Native Alaskan hunters have found part of a 19th century weapon embedded in the shoulder of a bowhead whale, leading scientists to believe the animal was wounded in a hunt almost 120 years ago.
The conical bomb fragment measuring almost nine centimeters long (3.5 inches long) was embedded in the shoulder blade of the whale killed last month, said John Bockstoce from the New Bedford Whaling Museum in Massachusetts.
The fragment was from a type of time delay bomb patented in 1879 and produced until 1885. The fragment bore traditional markings engraved by native Alaskan hunters to claim their kills, he told AFP.
The fragment had probably been embedded in the animal since around 1890, give or take a few years, he added.

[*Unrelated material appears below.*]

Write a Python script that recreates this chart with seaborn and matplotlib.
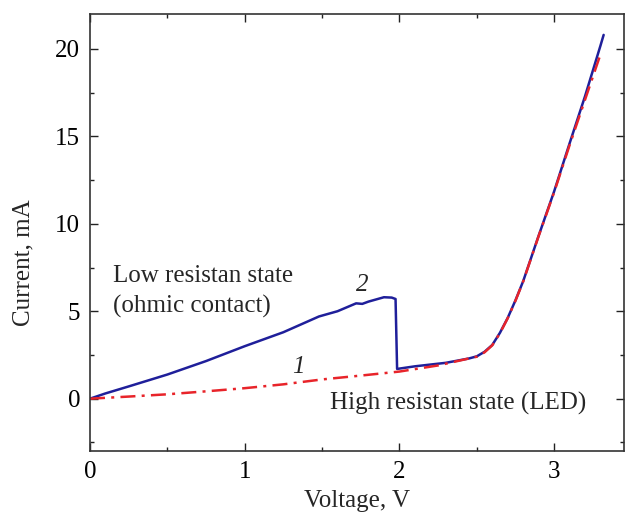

Bockstoce said the bomblet was probably fired from a shoulder gun or a deck mounted weapon but failed to hit any of the whale’s vital organs.
“I’m sure it didn’t make his day very happy,” but he still managed to survive the hunt and carry it around for more than 100 years, Bockstoce said.
He was unable to say how old the whale was, but said it “had to be big enough to be worth killing” when it survived the hunt.
Native Alaskans now hunt whales under a quota system agreed upon as part of an aboriginal subsistence exemption to an international moratorium on commercial whaling in place for more than 20 years.